Ambalasei otworzyła usta i poruszyła rękoma, by odpowiedzieć, lecz pozostała milcząca, nieruchoma. Potem na dłużej zastygła w myślach. Gdy wreszcie przemówiła, uczyniła to z kontrolerami szacunku.
— Struno-nóż twego umysłu zadziwia mnie stale. Masz oczywiście rację, muszę się nad tym zastanowić. Może moja odraza wobec eksperymentów na Yilanè nie była naturalna, ale uczę się, chociaż jeszcze podkreślam wstręt. Chodź, zjemy coś, bo wymaga to więcej czasu do namysłu, niż mam go teraz.
Ambalasei rozejrzała się uważnie, ale jej asystentka zniknęła. Wyraziła niezadowolenie-z-nieobecności.
— Powinna przynieść jedzenie. Dobrze wie, że lubię jeść o tej porze dnia.
— Chętnie ci usłużę, wielka Ambalasei. Przyniosę mięso.
— Pójdę sama. Dłuższe oczekiwanie nie zmniejszy głodu. Szły przez rosnące miasto, minęły grupę Yilanè zatopionych w rozmowie. Enge wyraziła zadowolenie z obserwacji.

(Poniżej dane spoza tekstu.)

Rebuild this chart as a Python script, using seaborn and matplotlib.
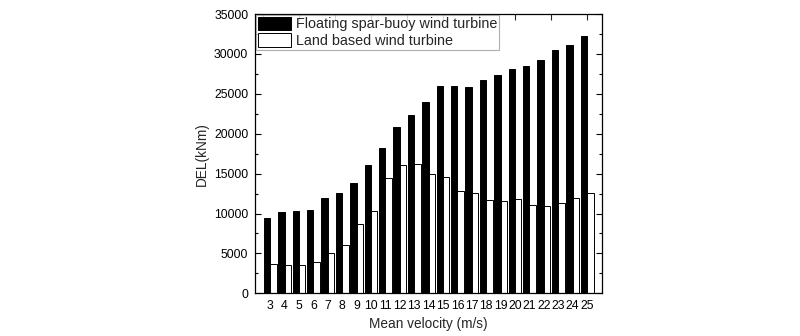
import matplotlib
matplotlib.use("Agg")
import matplotlib.pyplot as plt
from matplotlib.ticker import MultipleLocator, FixedLocator
import seaborn as sns
import pandas as pd

velocity = list(range(3, 26))
floating_del = [9450, 10150, 10300, 10480, 11900, 12600, 13780, 16040, 18200,
                20880, 22340, 23930, 25980, 25980, 25850, 26730, 27320, 28110,
                28450, 29240, 30490, 31080, 32280]
land_del = [3630, 3550, 3510, 3960, 5010, 6020, 8650, 10310, 14410, 16040,
            16170, 14910, 14570, 12780, 12570, 11650, 11570, 11850, 11100,
            10940, 11320, 11940, 12610]
series_names = ["Floating spar-buoy wind turbine", "Land based wind turbine"]

df = pd.DataFrame({
    "velocity": velocity * 2,
    "DEL": floating_del + land_del,
    "series": [series_names[0]] * len(velocity) + [series_names[1]] * len(velocity),
})

sns.set_style("white")
plt.rcParams["font.family"] = ["Liberation Sans", "DejaVu Sans"]

fig = plt.figure(figsize=(8, 3.36), dpi=100)
ax = fig.add_axes([0.319, 0.127, 0.4335, 0.831])

sns.barplot(data=df, x="velocity", y="DEL", hue="series", order=velocity,
            hue_order=series_names, palette=["black", "white"], width=0.9,
            edgecolor="black", linewidth=0.7, saturation=1, ax=ax, errorbar=None)

ax.set_xlim(-1.04, 23.04)
ax.set_ylim(0, 35000)
ax.yaxis.set_major_locator(MultipleLocator(5000))
ax.yaxis.set_minor_locator(MultipleLocator(2500))
ax.tick_params(axis="y", which="both", direction="in", left=True, right=True,
               labelsize=8.8, colors="black", pad=5)
ax.tick_params(axis="y", which="major", length=4, width=0.8)
ax.tick_params(axis="y", which="minor", length=2.5, width=0.8)
ax.tick_params(axis="x", which="major", bottom=False, top=False, labelsize=8.8,
               pad=1.2, colors="black")

# top ticks every 2.5 m/s
top_pos = [v - 3 for v in [2.5 + 2.5 * k for k in range(10)]]
sec = ax.secondary_xaxis("top")
sec.xaxis.set_major_locator(FixedLocator(top_pos))
sec.tick_params(axis="x", direction="in", length=4, width=0.8, labeltop=False)

for s in ax.spines.values():
    s.set_color("black")
    s.set_linewidth(0.9)
sec.spines["top"].set_visible(False)

ax.set_xlabel("Mean velocity (m/s)", fontsize=9.8, labelpad=3.5)
ax.set_ylabel("DEL(kNm)", fontsize=9.8, labelpad=3.5)

leg = ax.legend(loc="upper left", fontsize=10.4, frameon=True, fancybox=False,
                edgecolor="#999999", borderaxespad=0.05, handlelength=2.29,
                handleheight=1.1, handletextpad=0.35, borderpad=0.12,
                labelspacing=0.14)
leg.get_frame().set_linewidth(0.8)

fig.savefig("out.png", dpi=100)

— Jak nigdy przedtem możemy szukać prawd Ugunenapsy, nie lękając się nikogo.
— Te bezwartościowe stworzenia powinny mnie się lękać. Miasto potrzebuje mniej gadania, a więcej pracy. Czy twoje Córy nie rozumieją, że przy braku fargi muszą pobrudzić swe rączki Yilanè i wykonywać prace fargi?
— Wykonujemy prace Ugunenapsy.
— Ugunenapsa was nie nakarmi.
— Zrobi to — powiedziała Enge z dumą. — Przyprowadziła cię do nas, bo zainteresowałaś się wpływem jej myśli na nasze ciała. A tu widzimy owoce tej ciekawości.
Ambalasei nie zaglądała do miejsca przygotowywania jedzenia, odkąd przypilnowała technologii przetwarzania enzymatycznego. Odkrycie w rzece gigantycznych węgorzy zapewniło im stałe, choć monotonne, źródło pożywienia. Nie dochodziły też do niej skargi ze strony Cór na trudy związane z przygotowaniem żywności dla wszystkich. Teraz zobaczyła dlaczego.
Jedna z Cór, Omal, siedziała wygodnie w cieniu, a troje Soro-getso pracowało przy kadziach z enzymami.
— Szybko się uczą — powiedziała Enge — odwdzięczając za żywność, jaką im dajemy.